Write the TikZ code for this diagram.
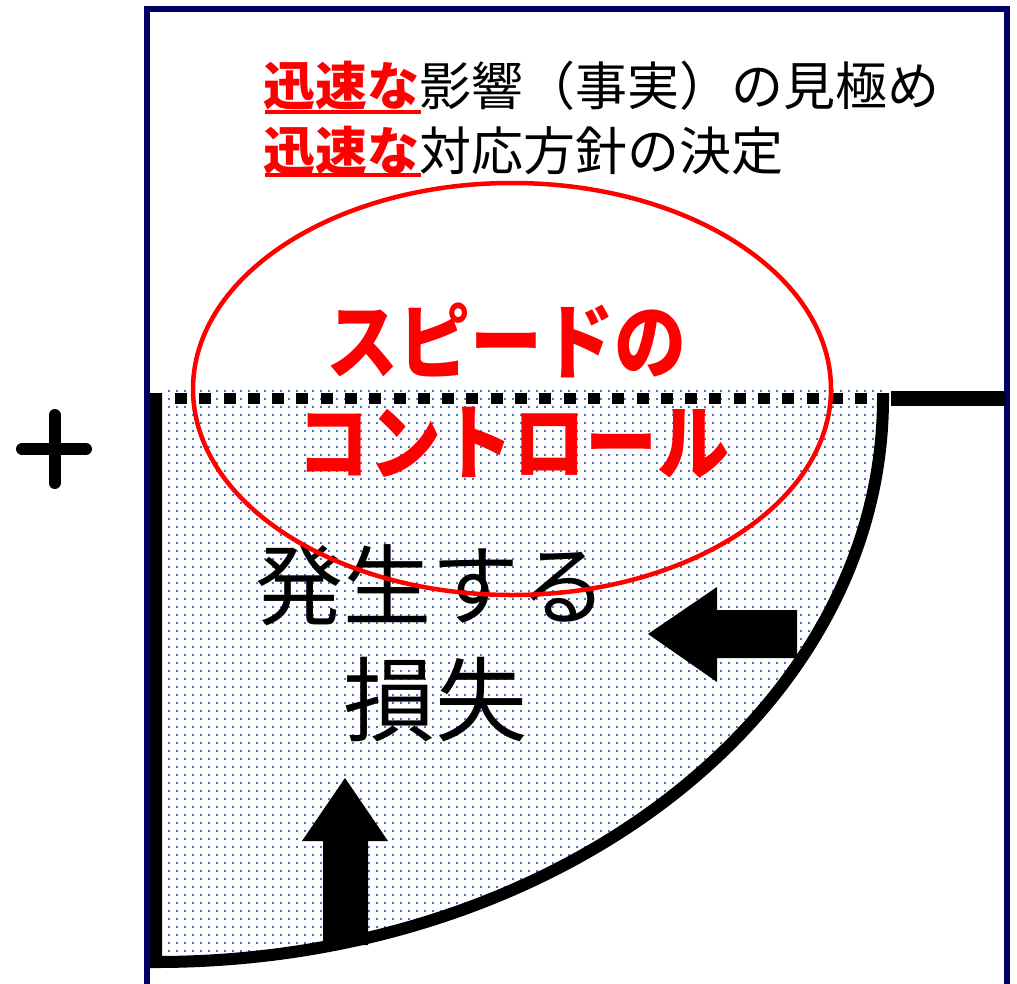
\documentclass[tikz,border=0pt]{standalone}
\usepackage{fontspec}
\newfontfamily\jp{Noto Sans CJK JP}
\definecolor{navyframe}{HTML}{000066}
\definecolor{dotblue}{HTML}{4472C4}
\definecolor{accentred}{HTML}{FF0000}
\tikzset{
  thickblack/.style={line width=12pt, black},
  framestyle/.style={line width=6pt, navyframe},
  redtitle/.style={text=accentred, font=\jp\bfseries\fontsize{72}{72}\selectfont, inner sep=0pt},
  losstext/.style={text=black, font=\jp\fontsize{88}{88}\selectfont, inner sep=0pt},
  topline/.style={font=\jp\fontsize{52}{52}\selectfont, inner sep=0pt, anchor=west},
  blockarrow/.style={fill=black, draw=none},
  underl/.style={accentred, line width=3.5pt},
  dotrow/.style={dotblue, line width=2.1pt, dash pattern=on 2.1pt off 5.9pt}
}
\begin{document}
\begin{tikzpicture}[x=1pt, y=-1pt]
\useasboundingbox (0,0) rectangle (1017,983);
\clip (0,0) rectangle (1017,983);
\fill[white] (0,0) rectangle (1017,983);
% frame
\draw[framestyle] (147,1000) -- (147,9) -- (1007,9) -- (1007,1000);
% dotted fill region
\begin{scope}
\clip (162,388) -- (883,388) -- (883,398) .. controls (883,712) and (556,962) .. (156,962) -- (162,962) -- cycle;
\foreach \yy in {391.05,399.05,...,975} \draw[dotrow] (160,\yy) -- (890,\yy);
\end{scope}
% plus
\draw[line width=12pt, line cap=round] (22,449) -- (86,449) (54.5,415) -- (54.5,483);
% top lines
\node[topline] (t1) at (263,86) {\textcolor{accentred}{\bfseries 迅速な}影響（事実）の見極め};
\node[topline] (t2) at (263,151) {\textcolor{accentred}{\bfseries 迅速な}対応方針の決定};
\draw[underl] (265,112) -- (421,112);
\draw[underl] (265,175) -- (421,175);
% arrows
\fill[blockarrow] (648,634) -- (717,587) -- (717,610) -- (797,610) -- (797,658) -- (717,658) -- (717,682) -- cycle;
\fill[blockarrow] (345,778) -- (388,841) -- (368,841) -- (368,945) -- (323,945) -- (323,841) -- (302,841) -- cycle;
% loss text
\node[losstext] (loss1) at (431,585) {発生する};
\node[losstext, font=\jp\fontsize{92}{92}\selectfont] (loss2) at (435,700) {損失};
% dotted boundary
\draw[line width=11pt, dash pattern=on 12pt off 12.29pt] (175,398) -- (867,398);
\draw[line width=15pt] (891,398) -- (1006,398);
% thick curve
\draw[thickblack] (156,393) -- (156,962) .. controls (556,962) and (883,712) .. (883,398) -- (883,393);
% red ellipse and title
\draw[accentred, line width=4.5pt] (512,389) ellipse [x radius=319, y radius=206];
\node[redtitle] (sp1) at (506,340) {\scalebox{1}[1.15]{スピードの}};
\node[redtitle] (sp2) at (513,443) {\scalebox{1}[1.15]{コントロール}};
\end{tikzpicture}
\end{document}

GOAL: Return the material word for word. Pictures are not part of the copy.

RESULT OF THIS EXERCISE:
Write the TikZ code for this diagram.
\documentclass[tikz,border=0pt]{standalone}
\usepackage{fontspec}
\newfontfamily\jp{Noto Sans CJK JP}
\definecolor{navyframe}{HTML}{000066}
\definecolor{dotblue}{HTML}{4472C4}
\definecolor{accentred}{HTML}{FF0000}
\tikzset{
  thickblack/.style={line width=12pt, black},
  framestyle/.style={line width=6pt, navyframe},
  redtitle/.style={text=accentred, font=\jp\bfseries\fontsize{72}{72}\selectfont, inner sep=0pt},
  losstext/.style={text=black, font=\jp\fontsize{88}{88}\selectfont, inner sep=0pt},
  topline/.style={font=\jp\fontsize{52}{52}\selectfont, inner sep=0pt, anchor=west},
  blockarrow/.style={fill=black, draw=none},
  underl/.style={accentred, line width=3.5pt},
  dotrow/.style={dotblue, line width=2.1pt, dash pattern=on 2.1pt off 5.9pt}
}
\begin{document}
\begin{tikzpicture}[x=1pt, y=-1pt]
\useasboundingbox (0,0) rectangle (1017,983);
\clip (0,0) rectangle (1017,983);
\fill[white] (0,0) rectangle (1017,983);
% frame
\draw[framestyle] (147,1000) -- (147,9) -- (1007,9) -- (1007,1000);
% dotted fill region
\begin{scope}
\clip (162,388) -- (883,388) -- (883,398) .. controls (883,712) and (556,962) .. (156,962) -- (162,962) -- cycle;
\foreach \yy in {391.05,399.05,...,975} \draw[dotrow] (160,\yy) -- (890,\yy);
\end{scope}
% plus
\draw[line width=12pt, line cap=round] (22,449) -- (86,449) (54.5,415) -- (54.5,483);
% top lines
\node[topline] (t1) at (263,86) {\textcolor{accentred}{\bfseries 迅速な}影響（事実）の見極め};
\node[topline] (t2) at (263,151) {\textcolor{accentred}{\bfseries 迅速な}対応方針の決定};
\draw[underl] (265,112) -- (421,112);
\draw[underl] (265,175) -- (421,175);
% arrows
\fill[blockarrow] (648,634) -- (717,587) -- (717,610) -- (797,610) -- (797,658) -- (717,658) -- (717,682) -- cycle;
\fill[blockarrow] (345,778) -- (388,841) -- (368,841) -- (368,945) -- (323,945) -- (323,841) -- (302,841) -- cycle;
% loss text
\node[losstext] (loss1) at (431,585) {発生する};
\node[losstext, font=\jp\fontsize{92}{92}\selectfont] (loss2) at (435,700) {損失};
% dotted boundary
\draw[line width=11pt, dash pattern=on 12pt off 12.29pt] (175,398) -- (867,398);
\draw[line width=15pt] (891,398) -- (1006,398);
% thick curve
\draw[thickblack] (156,393) -- (156,962) .. controls (556,962) and (883,712) .. (883,398) -- (883,393);
% red ellipse and title
\draw[accentred, line width=4.5pt] (512,389) ellipse [x radius=319, y radius=206];
\node[redtitle] (sp1) at (506,340) {\scalebox{1}[1.15]{スピードの}};
\node[redtitle] (sp2) at (513,443) {\scalebox{1}[1.15]{コントロール}};
\end{tikzpicture}
\end{document}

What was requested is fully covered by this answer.